# PROVIDED MATERIAL
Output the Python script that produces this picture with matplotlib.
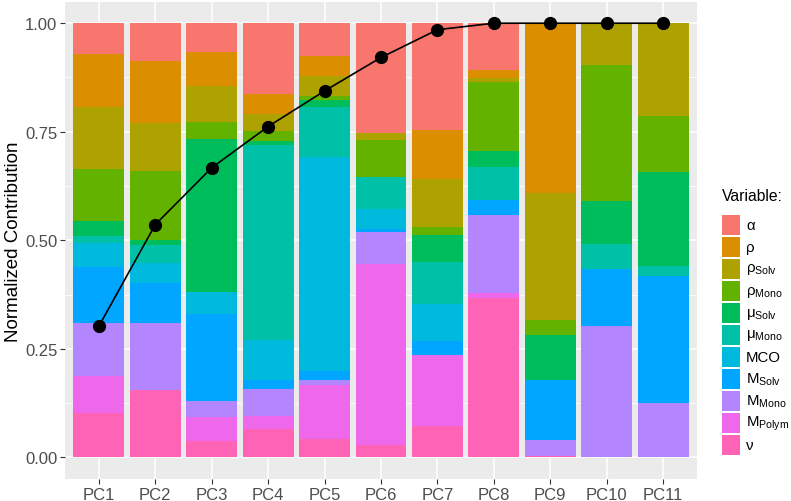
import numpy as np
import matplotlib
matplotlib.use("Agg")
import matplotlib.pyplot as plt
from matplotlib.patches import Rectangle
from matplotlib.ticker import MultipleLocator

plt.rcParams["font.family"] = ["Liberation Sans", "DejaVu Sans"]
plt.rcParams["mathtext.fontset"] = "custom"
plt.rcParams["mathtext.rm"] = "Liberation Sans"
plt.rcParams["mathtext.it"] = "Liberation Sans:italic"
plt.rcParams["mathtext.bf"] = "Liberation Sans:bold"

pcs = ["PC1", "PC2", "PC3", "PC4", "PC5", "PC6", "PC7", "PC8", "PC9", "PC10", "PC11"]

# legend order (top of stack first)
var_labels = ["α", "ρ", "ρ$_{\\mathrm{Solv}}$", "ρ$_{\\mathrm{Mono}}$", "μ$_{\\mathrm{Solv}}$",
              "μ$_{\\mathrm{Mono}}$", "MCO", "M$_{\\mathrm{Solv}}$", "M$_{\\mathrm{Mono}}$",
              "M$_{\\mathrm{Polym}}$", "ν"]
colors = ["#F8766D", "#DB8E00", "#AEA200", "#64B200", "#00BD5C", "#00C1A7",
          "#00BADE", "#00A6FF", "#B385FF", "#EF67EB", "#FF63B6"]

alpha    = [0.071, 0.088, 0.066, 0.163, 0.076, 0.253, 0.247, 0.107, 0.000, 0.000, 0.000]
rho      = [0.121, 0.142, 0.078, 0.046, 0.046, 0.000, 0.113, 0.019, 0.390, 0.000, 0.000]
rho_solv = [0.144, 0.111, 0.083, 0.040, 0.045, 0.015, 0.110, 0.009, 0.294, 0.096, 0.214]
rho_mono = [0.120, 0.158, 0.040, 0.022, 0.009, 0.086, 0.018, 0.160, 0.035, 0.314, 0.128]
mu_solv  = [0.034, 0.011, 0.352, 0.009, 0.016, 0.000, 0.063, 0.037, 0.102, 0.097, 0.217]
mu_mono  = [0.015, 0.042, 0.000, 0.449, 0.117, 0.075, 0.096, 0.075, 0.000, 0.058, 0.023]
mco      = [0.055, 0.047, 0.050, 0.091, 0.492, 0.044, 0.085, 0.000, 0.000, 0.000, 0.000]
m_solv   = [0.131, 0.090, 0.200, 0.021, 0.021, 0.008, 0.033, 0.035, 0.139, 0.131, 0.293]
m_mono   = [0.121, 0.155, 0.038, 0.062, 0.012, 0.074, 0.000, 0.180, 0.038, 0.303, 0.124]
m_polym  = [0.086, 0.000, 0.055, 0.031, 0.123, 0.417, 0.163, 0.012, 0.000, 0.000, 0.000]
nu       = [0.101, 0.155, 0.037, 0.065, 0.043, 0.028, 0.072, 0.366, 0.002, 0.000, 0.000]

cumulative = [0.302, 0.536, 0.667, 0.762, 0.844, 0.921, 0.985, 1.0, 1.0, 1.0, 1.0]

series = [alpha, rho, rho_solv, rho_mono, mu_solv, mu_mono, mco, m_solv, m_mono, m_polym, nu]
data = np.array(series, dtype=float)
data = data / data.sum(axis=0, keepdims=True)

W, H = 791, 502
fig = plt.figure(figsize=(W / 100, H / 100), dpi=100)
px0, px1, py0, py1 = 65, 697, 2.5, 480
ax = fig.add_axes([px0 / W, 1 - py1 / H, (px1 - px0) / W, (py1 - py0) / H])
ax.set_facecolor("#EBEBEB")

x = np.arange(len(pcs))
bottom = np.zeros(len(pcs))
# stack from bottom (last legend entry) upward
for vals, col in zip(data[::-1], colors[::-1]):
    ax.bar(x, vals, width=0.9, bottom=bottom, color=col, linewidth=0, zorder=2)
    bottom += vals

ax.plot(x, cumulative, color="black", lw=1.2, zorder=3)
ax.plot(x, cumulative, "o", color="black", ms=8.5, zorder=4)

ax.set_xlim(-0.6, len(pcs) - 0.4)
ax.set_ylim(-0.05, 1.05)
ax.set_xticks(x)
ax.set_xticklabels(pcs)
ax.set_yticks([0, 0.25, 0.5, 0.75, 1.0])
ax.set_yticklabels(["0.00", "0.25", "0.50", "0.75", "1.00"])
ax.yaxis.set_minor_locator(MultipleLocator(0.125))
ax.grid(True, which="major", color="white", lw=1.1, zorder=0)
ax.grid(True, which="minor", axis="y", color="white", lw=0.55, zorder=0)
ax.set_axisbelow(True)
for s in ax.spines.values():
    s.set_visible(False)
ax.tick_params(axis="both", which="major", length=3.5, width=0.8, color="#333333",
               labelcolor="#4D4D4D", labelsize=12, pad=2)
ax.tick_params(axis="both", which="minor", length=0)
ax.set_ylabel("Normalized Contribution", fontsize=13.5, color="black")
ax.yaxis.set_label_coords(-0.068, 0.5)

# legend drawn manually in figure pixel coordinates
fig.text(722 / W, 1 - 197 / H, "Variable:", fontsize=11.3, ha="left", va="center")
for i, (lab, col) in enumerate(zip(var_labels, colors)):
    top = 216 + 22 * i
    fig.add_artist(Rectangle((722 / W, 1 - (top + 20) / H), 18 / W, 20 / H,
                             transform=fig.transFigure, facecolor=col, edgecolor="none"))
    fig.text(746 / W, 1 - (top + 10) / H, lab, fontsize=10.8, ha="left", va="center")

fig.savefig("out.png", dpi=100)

# EXERCISE DETAILS
Please take the lines from the beginning of the data above through the line holding "from matplotlib.ticker import MultipleLocator" and transcribe them exactly, without any pictures.

# SOLUTION
Output the Python script that produces this picture with matplotlib.
import numpy as np
import matplotlib
matplotlib.use("Agg")
import matplotlib.pyplot as plt
from matplotlib.patches import Rectangle
from matplotlib.ticker import MultipleLocator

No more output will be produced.